I had trouble evaluating this limit and found this solution from another post of Stack Exchange. The point of this solution was trying to find the limit without using Taylor's series or L'Hospital's rule.

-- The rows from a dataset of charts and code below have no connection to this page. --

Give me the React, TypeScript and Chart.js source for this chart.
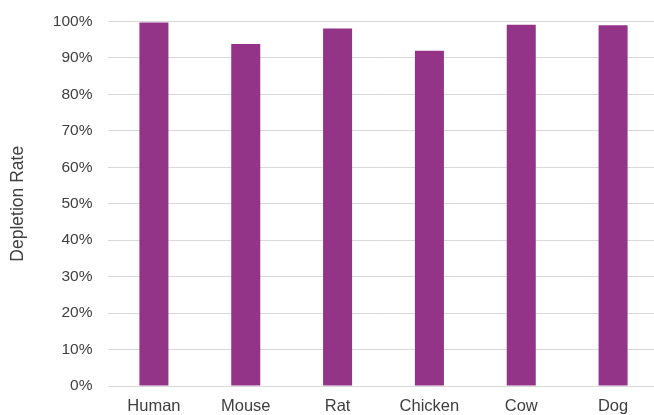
import React, { useEffect, useRef } from "react";
import { Chart, registerables } from "chart.js";

Chart.register(...registerables);

const species: string[] = ["Human", "Mouse", "Rat", "Chicken", "Cow", "Dog"];
const depletionRate: number[] = [0.997, 0.938, 0.981, 0.92, 0.991, 0.99];
const yTicks: number[] = [0, 0.1, 0.2, 0.3, 0.4, 0.5, 0.6, 0.7, 0.8, 0.9, 1.0];

const barColor = "#943489";
const textColor = "#404040";
const gridColor = "#d9d9d9";
const fontFamily = "'Liberation Sans', Arial, sans-serif";

export default function App() {
  const canvasRef = useRef<HTMLCanvasElement | null>(null);

  useEffect(() => {
    const canvas = canvasRef.current;
    if (!canvas) return;
    const chart = new Chart(canvas, {
      type: "bar",
      data: {
        labels: species,
        datasets: [
          {
            label: "Depletion Rate",
            data: depletionRate,
            backgroundColor: barColor,
            borderWidth: 0,
            barPercentage: 1,
            categoryPercentage: 0.316,
          },
        ],
      },
      options: {
        responsive: false,
        animation: false,
        maintainAspectRatio: false,
        layout: { padding: { top: 21.5, bottom: 0, left: 0, right: 1 } },
        plugins: {
          legend: { display: false },
          tooltip: { enabled: false },
        },
        scales: {
          x: {
            grid: { display: false, drawTicks: false },
            border: { display: false },
            ticks: {
              color: textColor,
              font: { family: fontFamily, size: 16.5 },
              padding: 10.5,
              maxRotation: 0,
            },
            afterFit: (scale: any) => {
              scale.height = 29;
            },
          },
          y: {
            min: 0,
            max: 1,
            afterBuildTicks: (scale: any) => {
              scale.ticks = yTicks.map((v) => ({ value: v }));
            },
            grid: { color: gridColor, lineWidth: 1, drawTicks: false },
            border: { display: false },
            ticks: {
              color: textColor,
              font: { family: fontFamily, size: 15.5 },
              padding: 15.5,
              callback: (v: any) => Math.round(Number(v) * 100) + "%",
            },
            title: {
              display: true,
              text: "Depletion Rate",
              color: textColor,
              font: { family: fontFamily, size: 17.5 },
              padding: { top: 8, bottom: 0 },
            },
            afterFit: (scale: any) => {
              scale.width = 108;
              // plot edges are set by the layout padding alone
              scale.paddingTop = 0;
              scale.paddingBottom = 0;
            },
          },
        },
      },
    });
    return () => chart.destroy();
  }, []);

  return (
    <div
      style={{
        position: "fixed",
        left: 0,
        top: 0,
        width: 654,
        height: 415,
        overflow: "hidden",
        background: "#ffffff",
      }}
    >
      <canvas ref={canvasRef} width={660} height={415} style={{ display: "block" }} />
    </div>
  );
}
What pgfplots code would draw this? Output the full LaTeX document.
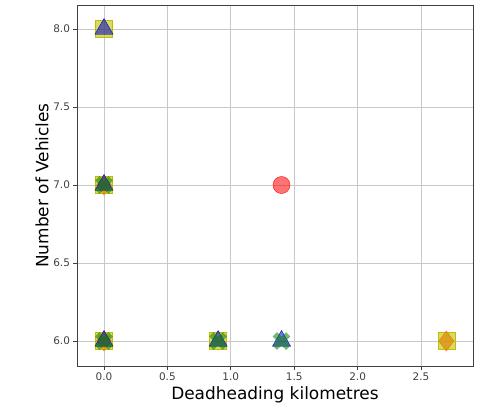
\documentclass[border=0pt]{standalone}
\usepackage{fontspec}
\setmainfont{DejaVu Sans}
\usepackage{pgfplots}
\pgfplotsset{compat=1.18}
\definecolor{myyel}{RGB}{191,191,0}
\definecolor{myorg}{RGB}{225,130,0}
\definecolor{myred}{RGB}{255,0,0}
\definecolor{myblu}{RGB}{0,0,200}
\definecolor{mygrn}{RGB}{0,128,0}
\definecolor{gridc}{RGB}{200,200,200}
\pgfdeclareplotmark{Xf}{%
  \pgftransformrotate{45}%
  \pgfpathmoveto{\pgfpoint{0.32\pgfplotmarksize}{\pgfplotmarksize}}%
  \pgfpathlineto{\pgfpoint{0.32\pgfplotmarksize}{0.32\pgfplotmarksize}}%
  \pgfpathlineto{\pgfpoint{\pgfplotmarksize}{0.32\pgfplotmarksize}}%
  \pgfpathlineto{\pgfpoint{\pgfplotmarksize}{-0.32\pgfplotmarksize}}%
  \pgfpathlineto{\pgfpoint{0.32\pgfplotmarksize}{-0.32\pgfplotmarksize}}%
  \pgfpathlineto{\pgfpoint{0.32\pgfplotmarksize}{-\pgfplotmarksize}}%
  \pgfpathlineto{\pgfpoint{-0.32\pgfplotmarksize}{-\pgfplotmarksize}}%
  \pgfpathlineto{\pgfpoint{-0.32\pgfplotmarksize}{-0.32\pgfplotmarksize}}%
  \pgfpathlineto{\pgfpoint{-\pgfplotmarksize}{-0.32\pgfplotmarksize}}%
  \pgfpathlineto{\pgfpoint{-\pgfplotmarksize}{0.32\pgfplotmarksize}}%
  \pgfpathlineto{\pgfpoint{-0.32\pgfplotmarksize}{0.32\pgfplotmarksize}}%
  \pgfpathlineto{\pgfpoint{-0.32\pgfplotmarksize}{\pgfplotmarksize}}%
  \pgfpathclose
  \pgfusepathqfill}
\begin{document}
\begin{tikzpicture}
\begin{axis}[
  scale only axis,
  width=396bp, height=361bp,
  xmin=-0.213, xmax=2.91,
  ymin=5.84, ymax=8.154,
  xtick={0,0.5,1,1.5,2,2.5},
  ytick={6,6.5,7,7.5,8},
  xticklabel style={/pgf/number format/.cd,fixed,fixed zerofill,precision=1},
  yticklabel style={/pgf/number format/.cd,fixed,fixed zerofill,precision=1},
  /pgf/number format/assume math mode=true,
  tick label style={font=\fontsize{10.5}{12}\selectfont, text=black!75},
  label style={font=\fontsize{17}{20}\selectfont},
  xlabel={Deadheading kilometres},
  ylabel={Number of Vehicles},
  grid=major,
  major grid style={gridc, line width=1bp},
  tick align=outside,
  major tick length=3.5bp,
  tick style={black!75, line width=0.8bp},
  axis line style={black!75, line width=0.9bp},
  xtick pos=bottom, ytick pos=left,
  xlabel style={yshift=1bp},
  ylabel style={yshift=-2bp},
]
\addplot[only marks, mark=square*, mark size=8.5bp, color=myyel, mark options={draw=none, fill=myyel, fill opacity=0.6}]
  coordinates {(0,8) (0,7) (0,6) (0.9,6) (2.7,6)};
\addplot[only marks, mark=diamond*, mark size=10bp, color=myorg, mark options={draw=none, fill=myorg, fill opacity=0.65}]
  coordinates {(0,7) (0,6) (2.7,6)};
\addplot[only marks, mark=*, mark size=8.5bp, color=myred, mark options={draw=none, fill=myred, fill opacity=0.55}]
  coordinates {(1.4,7)};
\addplot[only marks, mark=triangle*, mark size=10.5bp, color=myblu, mark options={draw=none, fill=myblu, fill opacity=0.55}]
  coordinates {(0,8) (0,7) (0,6) (0.9,6) (1.4,6)};
\addplot[only marks, mark=Xf, mark size=9.5bp, color=mygrn, mark options={draw=none, fill=mygrn, fill opacity=0.55}]
  coordinates {(0,7) (0,6) (0.9,6) (1.4,6)};
\end{axis}
\path[use as bounding box] (-77bp,-42bp) rectangle (405bp,366bp);
\end{tikzpicture}
\end{document}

I just need help understanding certain steps:
How did he go from step 3 to step 4.
How did he go from step 4 to step 5.
His solution:
If we have:
$$4L=\lim_{x\to 0} \frac{\frac12\tan 2x-x}{x^3} \qquad L=\lim_{x\to 0} \frac{\tan x-x}{x^3}$$
substracting we would get
$$4L-L=3L=\lim_{x\to 0} \frac{\frac12\tan 2x-\tan x}{x^3}$$
Now, use that $\tan(2x)=\frac{2\tan x}{1-\tan^2 x}$ to go on:
\begin{equation*} \begin{split} 3L&=\lim_{x\to 0} \frac{\frac{\tan x}{1-\tan^2x}-\tan x}{x^3}=\lim_{x\to 0} \frac{\tan x}{x} \cdot \frac{\frac{1}{1-\tan^2 x}-1}{x^2}=\lim_{x\to 0} \frac{\tan x}{x}\cdot \frac{\tan^2 x}{x^2(1-\tan^2 x)}=\\=&\lim_{x\to 0} \frac{\tan x}{x}\cdot \frac{\tan^2 x}{x^2}\cdot\frac{1}{1-\tan^2 x}=\lim_{x\to 0} \frac{\tan^3 x}{x^3} \cdot \lim_{x\to 0} \frac{1}{1-\tan x^2}\end{split} \end{equation*}
Now, as $\lim_{x\to 0} \frac{1}{1-\tan^2 x}=1$, (because $\tan x\to 0$ when $x\to 0$) and $$\lim_{x\to 0} \frac{\tan^3 x}{x^3}=\left(\lim_{x\to 0} \frac{\tan x}{x}\right)^3=1^3=1$$ we get that $3L=1$.